From: Exit Staff
Rama  Complains to Forbes France about Not Being Understood in Albania

Prime Minister Edi Rama has complained to Forbes about not being understood by Albanians, despite his “patient” attempts to “educate” them and explain his work as the country’s leader.

In an interview published on Tuesday on Forbes in French language, when he was asked about his relationship with power, Rama spoke of the “leader’s solitude”, suggesting that he finds himself not understood even by his collaborators.

Rama said he received less criticism and awards when he was the mayor of Tirana but things have changed since then.    

“As Prime Minister, I am more exposed to unpopularity because it’s about launching structural reforms at national level. You have to be very educational and patient while you explain the merits of your action. Finally, I will borrow another quote from President Mitterrand who rightly spoke of ‘the leader’s solitude’. It was true yesterday, and it still is today,” Rama told journalist Sabah Kemel Kaddouri of Forbes France.

He said that his government’s success with the management of the coronavirus lies in his decision to introduce lockdown measures in March 2020, before other countries did so. He added that the financial support for the unemployed and businesses, as well as the tourism season helped the economy stand the crisis.

Regarding Albania’s progress in the EU accession, Rama spoke of “a very complicated context at the global and European level.”
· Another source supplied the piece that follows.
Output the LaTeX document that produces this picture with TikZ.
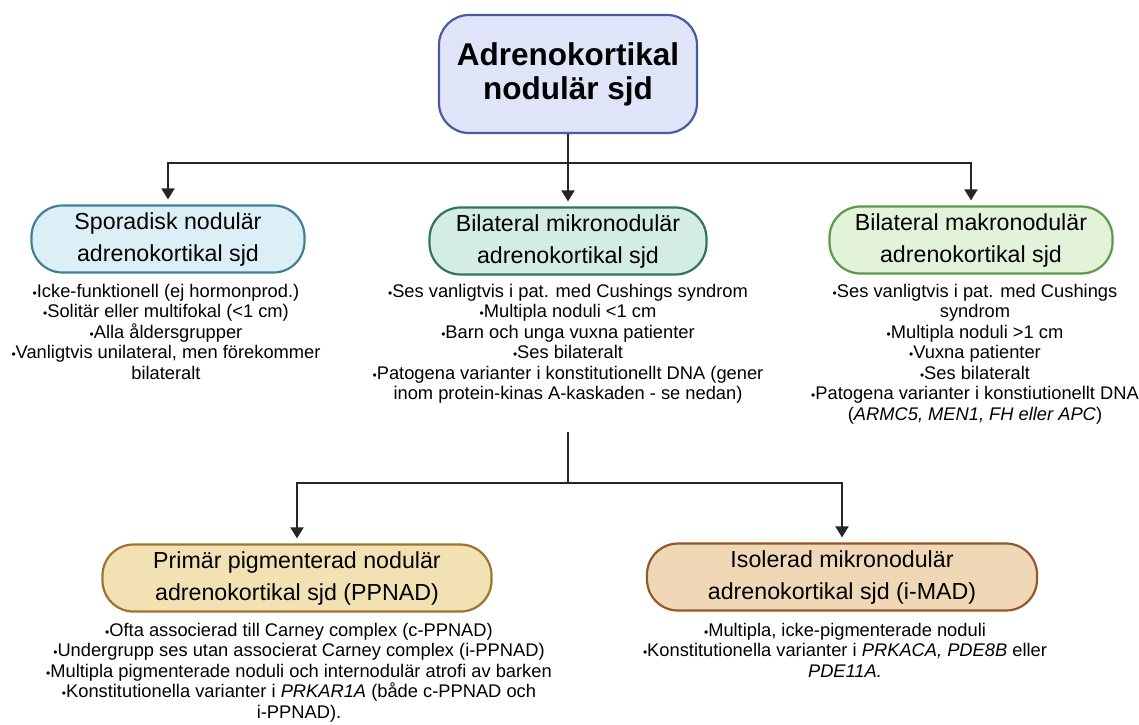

The Albanian Prime Minister supported French President Emmanuel Macron’s push for reforms within the EU, as well as his ambition to make France a “Start-Up Country”. Rama added that his own policies also aim at making Albania a country for entrepreneurs, illustrating his government’s work with the e-Albania platform where businesses can report wrongdoings by public administration officials.

“We support start-ups through various tools like the digital platform dedicated to them. In this space, entrepreneurs can directly report bureaucratic wrongdoing to the government. We focus on the transparency of political and public life but also on the digitalization of professional and private procedures.”  

Asked about his beginnings as a politician, in front of his current “excellent results” in reducing the number of the unemployed, and his more general “very ambitious policy for the country”, Rama explained that he is engaged in politics by  accident.

“I am a politician by accident! My life as an artist-painter and teacher at the Fine Arts has always fulfilled me, so that I never had the ambition to exercise the profession of governor! Being in an office all day long with incessant calls and messages was certainly not my primary vocation. But life often has other plans for you. I hesitated for a long time before entering politics when I was offered a ministerial post.”

Rama then concluded that it is “the greatest possible honor” for him to lead Albania.